Outlook: Annualization, Innovation, and the Path to Re-acceleration#
Base-Effect Annualization Provides Tailwind Entering Fourth Quarter and Beyond#
As management noted in the earnings commentary, the steep year-over-year comps and China/SK-II headwinds will begin to annualize late in December, providing an arithmetic boost to year-over-year comparisons in the fourth quarter and first quarter of fiscal 2026 even absent any underlying acceleration in organic growth or market stabilization. This annualization benefit, combined with management's assertion that the company possesses "probably the strongest innovation pipeline in a long time" for the second half of the year, suggests that PG is positioned for visible re-acceleration in organic growth, provided that the Chinese macro environment does not deteriorate further and the company's innovation launches execute as planned. The company has maintained its fiscal 2025 guidance for organic growth of 3 per cent to 5 per cent and core earnings-per-share growth of 5 per cent to 7 per cent, implying that management continues to assume a weighted-average scenario of modest China stabilization and successful innovation execution in the developed-market core.
For investors, this guidance window—maintained unchanged from the prior quarter despite interim geopolitical developments and further China weakness—signals that management is confident in the earnings foundation supporting the midpoint of guidance, with upside contingent on accelerating China stabilization or outperformance in the innovation pipeline relative to current assumptions. The base-effect tailwind entering the fourth quarter provides a lower bar for reported organic growth comparisons, meaning that a 1-2 per cent organic growth rate would appear stronger on a year-over-year basis once comparisons annualize. This creates a potential visual inflection point that investors should calibrate carefully, distinguishing between the arithmetic benefit of easier comparisons and the fundamental improvement in underlying demand trajectory. Institutional investors should monitor fourth-quarter guidance and any commentary regarding timing of China stabilization as a key signal regarding management's conviction in the medium-term growth thesis.
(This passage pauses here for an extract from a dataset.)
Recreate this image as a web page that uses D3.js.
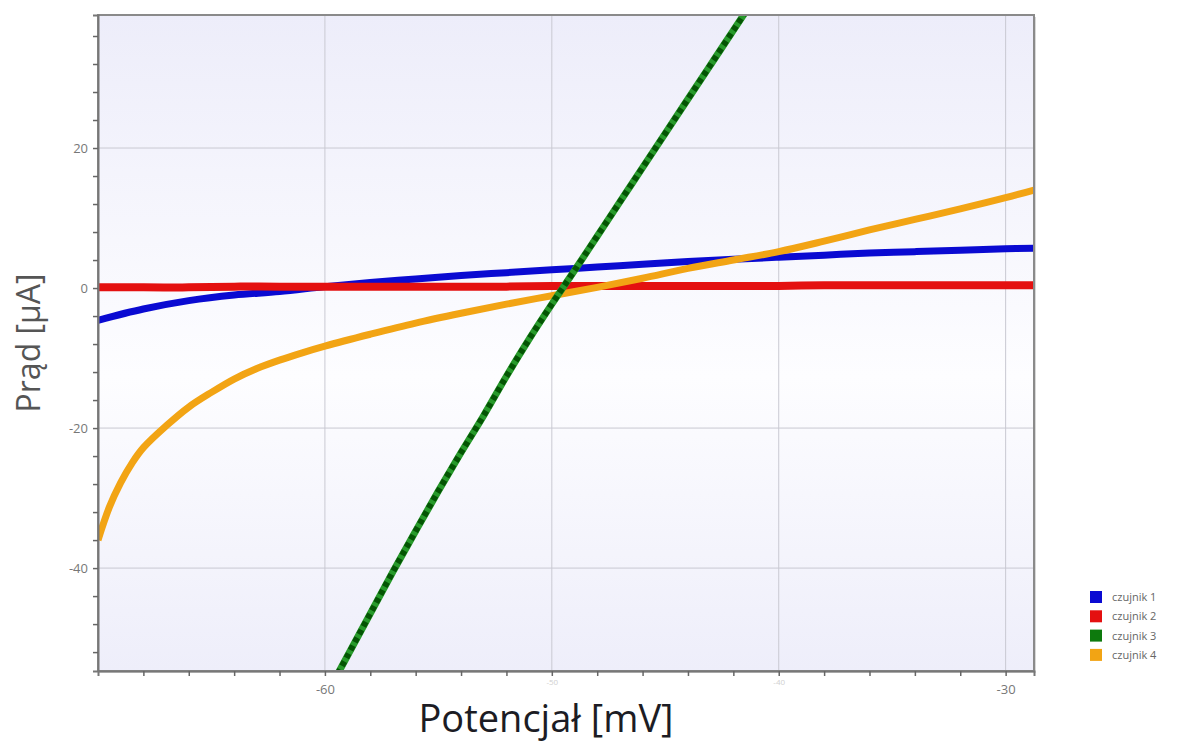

Investor Day and Strategic Clarity on Innovation and Capital Allocation#
PG has scheduled an Investor Day for November 21st in Cincinnati, where management is expected to elaborate on the company's "integrated strategy" and provide deeper granularity on the innovation pipeline, long-term margin trajectory, and capital-allocation priorities that will guide the company through fiscal 2026 and beyond. This disclosure event will be crucial for institutional investors seeking to calibrate the degree to which the company's current valuation multiple reflects consensus expectations for earnings growth, margin expansion, and capital returns, particularly given the opacity around China recovery timing and the sustainability of developed-market volume growth. For a company of PG's scale and complexity, investor days often provide the first coherent articulation of strategic shifts—in this case, management's emphasis on "constructive disruption" and digital capabilities—that may have been obscured by quarterly earnings narratives dominated by geographic volatility and category-level segmentation.
The Investor Day will offer institutional investors an opportunity to assess whether PG's management team has identified structural competitive advantages or productivity initiatives that could justify premium valuation multiples relative to peers. Specifically, investors will be listening for granularity on the innovation pipeline composition by geography and category, visibility into margin expansion trajectories as productivity initiatives scale, and any commentary regarding China stabilization timing or strategic portfolio adjustments that might reflect shifts in competitive positioning. The event could prove transformative for valuation sentiment if management articulates a clear path to accelerating organic growth or demonstrates that China headwinds are moderating faster than currently modelled.
Risks and Valuation Implications for the Medium Term#
The principal risks to the bullish narrative are fourfold and deserve careful consideration by equity analysts and institutional investors. First, China could deteriorate further, with the SK-II brand facing structural challenges that persist beyond the near-term macro stabilization, potentially requiring portfolio-level strategic responses such as divestiture or aggressive repositioning that would signal competitive vulnerability in the premium beauty segment. Second, developed-market consumers could prove more price-sensitive than current quarter performance suggests, leading to a reversion toward volume contraction even as pricing holds, a dynamic that would compress margins and validate recession fears in consumer staples. Third, competitive retaliation from Unilever and Colgate-Palmolive could intensify if PG's innovation pipeline fails to deliver superiority sufficient to justify premium positioning, forcing margin concessions and limiting pricing power. Fourth, a meaningful economic recession in the United States or Western Europe could trigger category-level volume declines of 2-3 per cent or greater that offset pricing, compressing margins despite productivity initiatives and forcing downward guidance revisions.
For investors, the near-term catalysts—annualization benefits, innovation launches, China stabilization—provide a series of binary outcomes that will ultimately validate or challenge the bull case over the next two to three quarters. The current valuation, likely reflecting modest re-acceleration and sustained pricing power, offers limited downside cushion if even one of these pillars falters, suggesting that execution risk is material and that near-term volatility could emerge if any of the critical assumptions prove optimistic. Institutional investors should consider PG's current valuation relative to historical trading ranges and peer multiples before committing additional capital, as the company's defensive characteristics may already be priced into the stock. The Investor Day on November 21st and fourth-quarter guidance will serve as critical decision points for validating or challenging the bull thesis.